David Cronenberg's “The Shrouds” is finally out, almost a year after it screened at last year’s Cannes Film Festival. The film received U.S. distribution, courtesy of Janus Films and Sideshow.
In an interview for the LA Times, Cronenberg mentions the possibility that “The Shrouds” might mark the end of his career.
"The world doesn't need my next film," he said, after clarifying that another project would be a certain “arrogance.”
Cronenberg goes on to cite Portuguese filmmaker Manoel De Oliveira —who was still making films at the age of 103 —as "a goal to achieve", but the Canadian filmmaker remains concerned about the limits of his own body — a recurring obsession in his filmography.

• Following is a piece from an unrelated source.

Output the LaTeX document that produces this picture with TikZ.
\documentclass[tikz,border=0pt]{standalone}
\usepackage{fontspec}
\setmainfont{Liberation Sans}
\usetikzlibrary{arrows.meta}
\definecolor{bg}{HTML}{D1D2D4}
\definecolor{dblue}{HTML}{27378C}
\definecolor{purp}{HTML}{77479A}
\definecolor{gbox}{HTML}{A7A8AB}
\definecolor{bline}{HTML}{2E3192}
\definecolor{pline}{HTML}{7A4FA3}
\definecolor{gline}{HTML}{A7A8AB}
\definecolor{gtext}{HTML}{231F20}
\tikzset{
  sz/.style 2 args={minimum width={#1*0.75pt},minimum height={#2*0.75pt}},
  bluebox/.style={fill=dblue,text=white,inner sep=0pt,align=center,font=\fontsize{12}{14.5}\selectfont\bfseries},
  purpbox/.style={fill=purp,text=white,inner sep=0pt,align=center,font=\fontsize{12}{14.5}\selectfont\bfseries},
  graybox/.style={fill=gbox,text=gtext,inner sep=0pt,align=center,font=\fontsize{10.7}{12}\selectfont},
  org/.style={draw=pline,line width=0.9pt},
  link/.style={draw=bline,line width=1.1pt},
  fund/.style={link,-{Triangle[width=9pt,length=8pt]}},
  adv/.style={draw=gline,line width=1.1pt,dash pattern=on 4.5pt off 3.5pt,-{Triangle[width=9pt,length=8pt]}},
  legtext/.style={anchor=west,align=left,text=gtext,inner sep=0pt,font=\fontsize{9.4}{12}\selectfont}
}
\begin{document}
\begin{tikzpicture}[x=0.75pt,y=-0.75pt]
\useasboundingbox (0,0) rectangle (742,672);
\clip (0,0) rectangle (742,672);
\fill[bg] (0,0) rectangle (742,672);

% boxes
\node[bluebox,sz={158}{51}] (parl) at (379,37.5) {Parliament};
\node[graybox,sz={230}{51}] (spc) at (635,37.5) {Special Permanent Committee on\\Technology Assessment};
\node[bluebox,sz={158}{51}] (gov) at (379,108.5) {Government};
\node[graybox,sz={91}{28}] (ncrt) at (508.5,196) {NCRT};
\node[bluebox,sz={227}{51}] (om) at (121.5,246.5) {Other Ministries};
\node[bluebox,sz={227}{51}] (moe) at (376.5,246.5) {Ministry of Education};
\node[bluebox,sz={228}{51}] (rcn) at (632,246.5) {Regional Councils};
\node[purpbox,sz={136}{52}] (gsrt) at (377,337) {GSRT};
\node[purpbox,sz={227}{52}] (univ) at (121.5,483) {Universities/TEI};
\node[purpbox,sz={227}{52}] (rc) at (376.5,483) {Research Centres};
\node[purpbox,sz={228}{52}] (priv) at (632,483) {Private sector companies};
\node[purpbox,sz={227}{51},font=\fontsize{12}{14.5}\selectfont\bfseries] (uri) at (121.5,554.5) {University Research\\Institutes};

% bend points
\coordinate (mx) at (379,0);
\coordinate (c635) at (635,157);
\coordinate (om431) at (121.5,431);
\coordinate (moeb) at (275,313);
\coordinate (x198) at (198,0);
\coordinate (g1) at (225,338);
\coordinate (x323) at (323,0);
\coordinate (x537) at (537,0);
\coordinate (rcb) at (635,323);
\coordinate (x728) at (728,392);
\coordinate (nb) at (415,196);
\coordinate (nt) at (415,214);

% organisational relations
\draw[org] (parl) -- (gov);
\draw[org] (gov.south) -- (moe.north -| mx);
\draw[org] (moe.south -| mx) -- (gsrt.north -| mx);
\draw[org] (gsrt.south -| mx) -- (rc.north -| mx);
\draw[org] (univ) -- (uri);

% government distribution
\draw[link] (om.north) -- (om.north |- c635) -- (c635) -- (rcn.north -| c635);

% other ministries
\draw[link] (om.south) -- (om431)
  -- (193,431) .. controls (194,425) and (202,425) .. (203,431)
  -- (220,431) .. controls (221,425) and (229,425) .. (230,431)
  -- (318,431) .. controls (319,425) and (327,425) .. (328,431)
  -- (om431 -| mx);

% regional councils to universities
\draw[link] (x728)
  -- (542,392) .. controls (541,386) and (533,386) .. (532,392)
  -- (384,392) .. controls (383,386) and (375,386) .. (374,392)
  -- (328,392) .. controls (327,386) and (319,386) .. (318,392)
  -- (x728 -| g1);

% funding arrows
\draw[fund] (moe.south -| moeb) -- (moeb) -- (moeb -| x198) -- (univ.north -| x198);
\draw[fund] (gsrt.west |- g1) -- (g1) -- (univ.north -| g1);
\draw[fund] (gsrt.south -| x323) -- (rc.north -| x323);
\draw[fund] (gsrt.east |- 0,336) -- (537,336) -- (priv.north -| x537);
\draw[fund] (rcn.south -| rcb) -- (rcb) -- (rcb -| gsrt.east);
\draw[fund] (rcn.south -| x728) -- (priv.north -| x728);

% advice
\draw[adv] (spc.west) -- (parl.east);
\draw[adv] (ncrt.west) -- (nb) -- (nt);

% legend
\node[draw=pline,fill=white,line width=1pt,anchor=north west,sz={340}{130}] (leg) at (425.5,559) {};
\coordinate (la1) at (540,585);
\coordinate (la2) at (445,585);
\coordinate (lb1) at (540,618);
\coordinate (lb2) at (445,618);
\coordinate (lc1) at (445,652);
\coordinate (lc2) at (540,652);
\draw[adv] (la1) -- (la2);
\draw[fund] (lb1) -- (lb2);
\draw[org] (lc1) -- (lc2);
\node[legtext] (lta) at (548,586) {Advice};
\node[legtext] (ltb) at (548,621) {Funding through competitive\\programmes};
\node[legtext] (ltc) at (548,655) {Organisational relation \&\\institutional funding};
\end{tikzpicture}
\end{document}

"The direction is physical and it really exhausts you," he confided before adding: "We could easily imagine a moment when halfway up a film, we say to ourselves 'I can't take it anymore. I'm not focused enough to be good. I don't even know if I'm going to survive today'.”
Although he thinks he is "in pretty good health" for the moment, Cronenberg explains that he is considering turning back to literature: "I was thinking maybe writing another novel."

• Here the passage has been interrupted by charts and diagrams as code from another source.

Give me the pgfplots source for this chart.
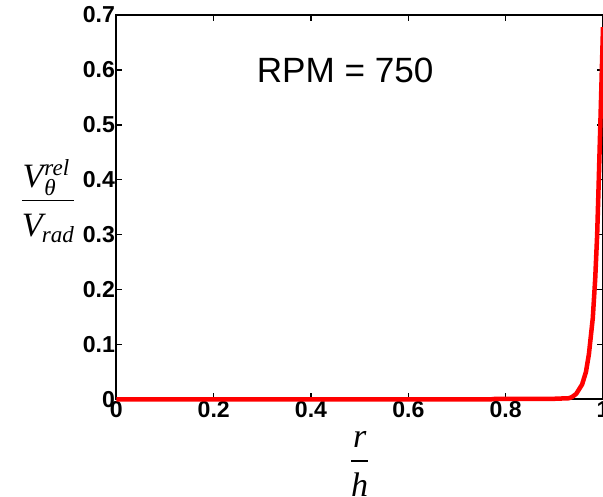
\documentclass[border=0pt]{standalone}
\usepackage{amsmath}
\usepackage{pgfplots}
\pgfplotsset{compat=1.18}
\usepackage{fontspec}
\setmainfont{Liberation Sans}
\newfontfamily\serif{Liberation Serif}
\newcommand{\LBx}[1]{\mbox{\serif\itshape\fontsize{34}{36}\selectfont #1}}
\newcommand{\SMx}[1]{\mbox{\serif\itshape\fontsize{23}{25}\selectfont #1}}
\begin{document}
\begin{tikzpicture}[trim axis right]
\begin{axis}[
  scale only axis,
  width=485pt, height=383pt,
  xmin=0, xmax=1, ymin=0, ymax=0.7,
  xtick={0,0.2,...,1}, ytick={0,0.1,...,0.7},
  xticklabels={0,0.2,0.4,0.6,0.8,1},
  yticklabels={0,0.1,0.2,0.3,0.4,0.5,0.6,0.7},
  tick align=inside,
  major tick length=6pt,
  every tick/.style={black, line width=1.5pt},
  axis line style={line width=1.8pt},
  tick label style={font=\fontsize{23}{25}\selectfont\bfseries},
  /pgf/number format/assume math mode=true,
  xticklabel style={yshift=1pt},
  yticklabel style={xshift=2pt},
  xlabel={$\genfrac{}{}{1.2pt}{0}{\LBx{r}\rule[-9pt]{0pt}{9pt}}{\rule{0pt}{31pt}\LBx{h}}$},
  xlabel style={at={(rel axis cs:0.5,0)}, anchor=north, inner sep=0pt, yshift=-32pt},
  ylabel={$\genfrac{}{}{1.2pt}{0}{\LBx{V}\kern1pt\rlap{\raisebox{-8pt}{\SMx{θ}}}\raisebox{12pt}{\SMx{rel}}\kern4pt}{\rule{0pt}{32pt}\LBx{V}\kern-1pt\raisebox{-6pt}{\SMx{rad}}}$},
  ylabel style={rotate=-90, at={(rel axis cs:0,0.5)}, anchor=east, inner sep=0pt, xshift=-41pt, yshift=6pt},
  clip=false,
]
\addplot[red, line width=4.5pt, line join=round] coordinates {
(0,0) (0.5,0) (0.77,0) (0.78,0.001) (0.9,0.001) (0.93,0.002)
(0.936,0.004) (0.945,0.010) (0.957,0.027) (0.965,0.05) (0.971,0.082) (0.979,0.148)
(0.984,0.22) (0.988,0.30) (0.991,0.39) (0.994,0.485) (0.997,0.58) (1.0,0.678)
};
\node[font=\fontsize{35}{37}\selectfont, anchor=center] at (axis cs:0.47,0.6) {RPM = 750};
\path (rel axis cs:0,0) ++(-116pt,0pt) coordinate (bbL);
\path (rel axis cs:0,1) ++(0pt,15pt) coordinate (bbT);
\end{axis}
\end{tikzpicture}
\end{document}
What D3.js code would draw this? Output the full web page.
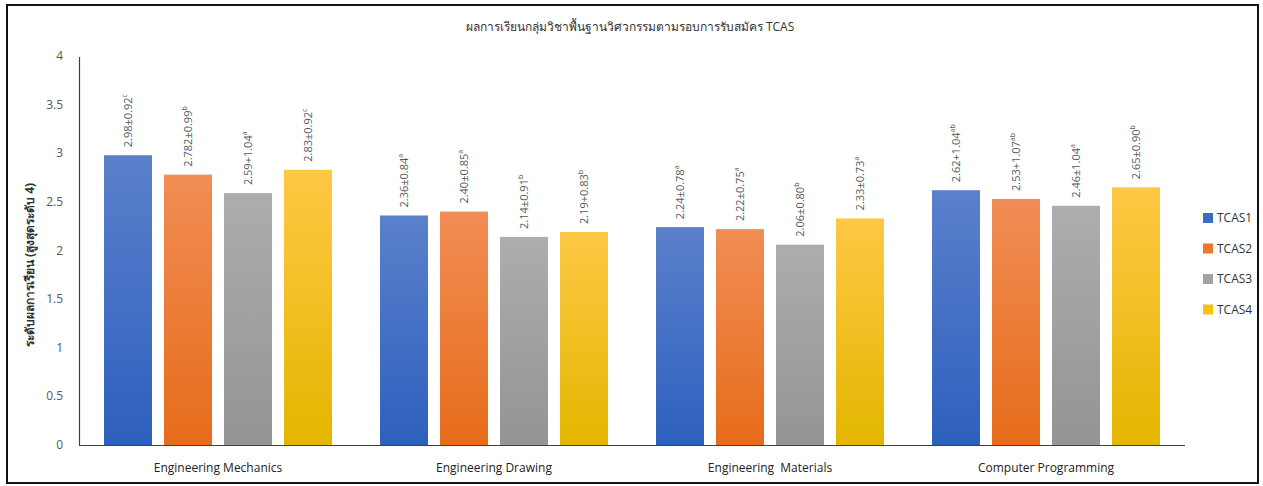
<!DOCTYPE html>
<html>
<head>
<meta charset="utf-8">
<script src="https://cdn.jsdelivr.net/npm/d3@7"></script>
<style>
  html,body{margin:0;padding:0;background:#fff;}
  svg text{font-family:"Open Sans","Noto Sans","DejaVu Sans",sans-serif;}
</style>
</head>
<body>
<div id="chart"></div>
<script>
const categories=["Engineering Mechanics","Engineering Drawing","Engineering  Materials","Computer Programming"];
const series=["TCAS1","TCAS2","TCAS3","TCAS4"];
const means=[
  [2.98,2.78,2.59,2.83],
  [2.36,2.40,2.14,2.19],
  [2.24,2.22,2.06,2.33],
  [2.62,2.53,2.46,2.65]
];
const labelText=[
  ["2.98±0.92","2.782±0.99","2.59+1.04","2.83±0.92"],
  ["2.36±0.84","2.40±0.85","2.14±0.91","2.19+0.83"],
  ["2.24±0.78","2.22±0.75","2.06±0.80","2.33±0.73"],
  ["2.62+1.04","2.53+1.07","2.46±1.04","2.65±0.90"]
];
const labelSup=[
  ["c","b","a","c"],
  ["a","a","b","b"],
  ["a","a","b","a"],
  ["ab","ab","a","b"]
];
const yTicks=[0,0.5,1,1.5,2,2.5,3,3.5,4];
const title="ผลการเรียนกลุ่มวิชาพื้นฐานวิศวกรรมตามรอบการรับสมัคร TCAS";
const yTitle="ระดับผลการเรียน (สูงสุดระดับ 4)";

const W=1263,H=486;
const svg=d3.select("#chart").append("svg").attr("width",W).attr("height",H);

// outer frame like the pasted figure
svg.append("rect").attr("x",7).attr("y",5).attr("width",1251).attr("height",478)
  .attr("fill","#fff").attr("stroke","#111").attr("stroke-width",2);

const x0=d3.scaleBand().domain(categories).range([80,1184]).padding(0);
const x1=d3.scaleBand().domain(series).range([0,x0.bandwidth()]).paddingInner(0.2).paddingOuter(0.4);
const y=d3.scaleLinear().domain([0,4]).range([445,56]);

const topColor=["#5b80cb","#f18d55","#adadad","#ffc845"];
const botColor=["#2d60be","#e66c1a","#949494","#e3b600"];
const legendColor=["#3d6cc4","#ed7a2c","#a3a3a3","#fcc10f"];

const defs=svg.append("defs");
series.forEach((s,i)=>{
  const g=defs.append("linearGradient").attr("id","g"+i)
    .attr("x1",0).attr("y1",0).attr("x2",0).attr("y2",1);
  g.append("stop").attr("offset","0%").attr("stop-color",topColor[i]);
  g.append("stop").attr("offset","100%").attr("stop-color",botColor[i]);
});

svg.append("text").attr("x",630).attr("y",31).attr("text-anchor","middle")
  .attr("font-size",12).attr("fill","#333").text(title);

// y axis labels
svg.selectAll(".ytick").data(yTicks).join("text")
  .attr("x",63).attr("y",d=>y(d)+4)
  .attr("text-anchor","end").attr("font-size",12).attr("fill","#595959")
  .text(d=>d);

svg.append("text")
  .attr("transform","translate(34,265) rotate(-90)")
  .attr("text-anchor","middle").attr("font-size",12).attr("font-weight","bold")
  .attr("fill","#333").text(yTitle);

const groups=svg.selectAll(".cat").data(categories).join("g")
  .attr("transform",d=>`translate(${x0(d)},0)`);

groups.each(function(cat,ci){
  const g=d3.select(this);
  const rows=series.map((s,si)=>({s,si,v:means[ci][si],t:labelText[ci][si],sup:labelSup[ci][si]}));
  g.selectAll("rect").data(rows).join("rect")
    .attr("x",d=>x1(d.s)).attr("width",x1.bandwidth())
    .attr("y",d=>y(d.v)).attr("height",d=>y(0)-y(d.v))
    .attr("fill",d=>`url(#g${d.si})`);
  const lab=g.selectAll(".lab").data(rows).join("text")
    .attr("class","lab")
    .attr("transform",d=>`translate(${x1(d.s)+x1.bandwidth()/2+4},${y(d.v)-8}) rotate(-90)`)
    .attr("font-size",11).attr("fill","#595959");
  lab.append("tspan").text(d=>d.t);
  lab.append("tspan").attr("dy",-5).attr("font-size",7).text(d=>d.sup);
});

// axes lines
svg.append("line").attr("x1",79.5).attr("x2",79.5).attr("y1",57).attr("y2",445.5)
  .attr("stroke","#404040").attr("stroke-width",1.2);
svg.append("line").attr("x1",79).attr("x2",1185).attr("y1",445.5).attr("y2",445.5)
  .attr("stroke","#404040").attr("stroke-width",1.2);

svg.selectAll(".xlab").data(categories).join("text")
  .attr("x",d=>x0(d)+x0.bandwidth()/2).attr("y",472)
  .attr("text-anchor","middle").attr("font-size",12).attr("fill","#222")
  .style("white-space","pre")
  .text(d=>d);

// legend
const leg=svg.selectAll(".leg").data(series).join("g")
  .attr("transform",(d,i)=>`translate(1203,${213+i*30.5})`);
leg.append("rect").attr("width",10).attr("height",10).attr("fill",(d,i)=>legendColor[i]);
leg.append("text").attr("x",14).attr("y",9).attr("font-size",12).attr("fill","#333").text(d=>d);
</script>
</body>
</html>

Cronenberg clearly has more doubts about his film future than he had back in November, at the Marrakech Film Festival, where he claimed he was not retired, and planned on making another film, potentially based on his own 2014 novel “Consumed.”
Whether he’s retiring, or not, Cronenberg has left a lasting legacy with such films as “Videodrome,” “The Fly,” “Dead Ringers,” and “A History of Violence.”